When applying floor or ceil to rational numbers, one can be derived from the other. Since $(q-1) m+1 \leq n \leq q m$ can be rewritten as $q m \leq n+m-1 \leq (q+1) m - 1$ we get

$$\left\lceil \frac{n}{m} \right\rceil = \left\lfloor \frac{n+m-1}{m} \right\rfloor,$$

and similarly

$$\left\lfloor \frac{n}{m} \right\rfloor = \left\lceil \frac{n-m+1}{m} \right\rceil.$$

Logarithms

Let $\log_b x$ be the logarithm of $x$, base $b$ ($x \geq 1$, $b > 0$, $b \neq 1$). We first set $f(x) = \log_b x$ for integer $b$, base $2$ or $10$ being the most common.

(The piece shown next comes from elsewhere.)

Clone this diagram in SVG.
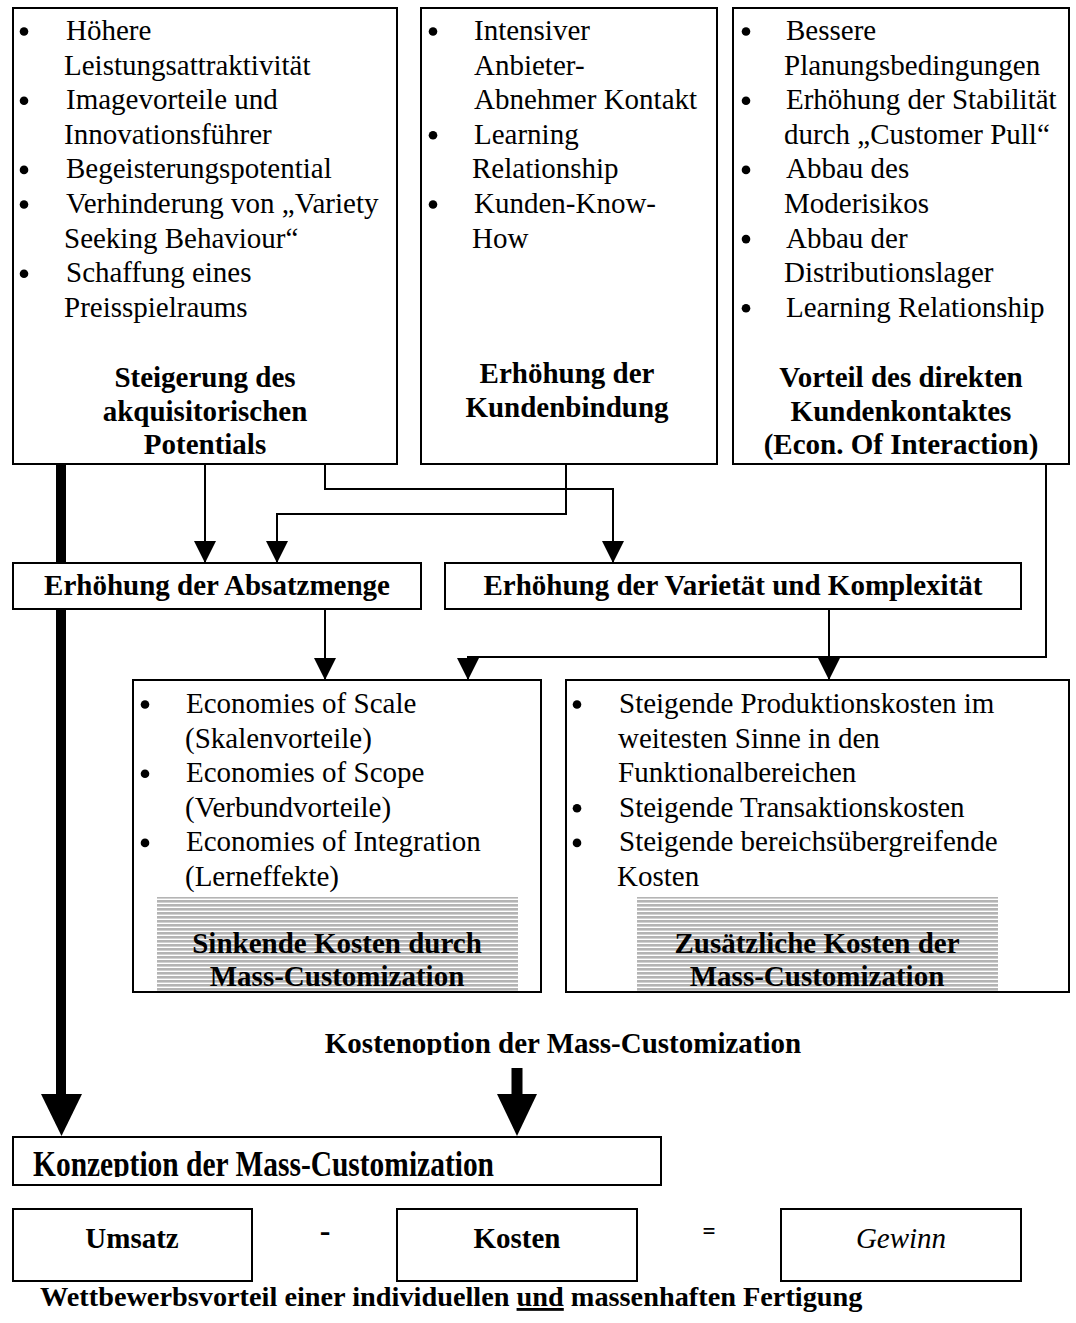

Again, we can apply the theorem from earlier; $f$ is continuous and monotonically increasing and $f^{-1}(y) = b^y$ is integer for integer $y \geq 0$, so we have

$$\left\lfloor \log_b x \right\rfloor = \left\lfloor \log_b \lfloor x \rfloor \right\rfloor \quad \text{and} \quad \left\lceil \log_b x \right\rceil = \left\lceil \log_b \lceil x \rceil \right\rceil,$$

for integer $b \geq 2$ and $x \geq 1$.

We conclude with some straightforward, but quite useful, statements:

$$k = \lfloor \log_b x \rfloor \;\Leftrightarrow\; k \leq \log_b x < k+1 \;\Leftrightarrow\; b^k \leq x < b^{k+1}$$

and

$$k = \lceil \log_b x \rceil \;\Leftrightarrow\; k-1 < \log_b x \leq k \;\Leftrightarrow\; b^{k-1} < x \leq b^k,$$

for integer $k$ and all $b > 0$, $b \neq 1$.

References

Most of the material presented in this article can be found in some form in Concrete Mathematics by R. L. Graham, D. E. Knuth and O. Patashnik, and in The Art of Computer Programming, Volume 1, by Donald E. Knuth.

The Wikipedia page Floor and ceiling functions furthermore lists a lot of properties (very few proofs or derivations, though).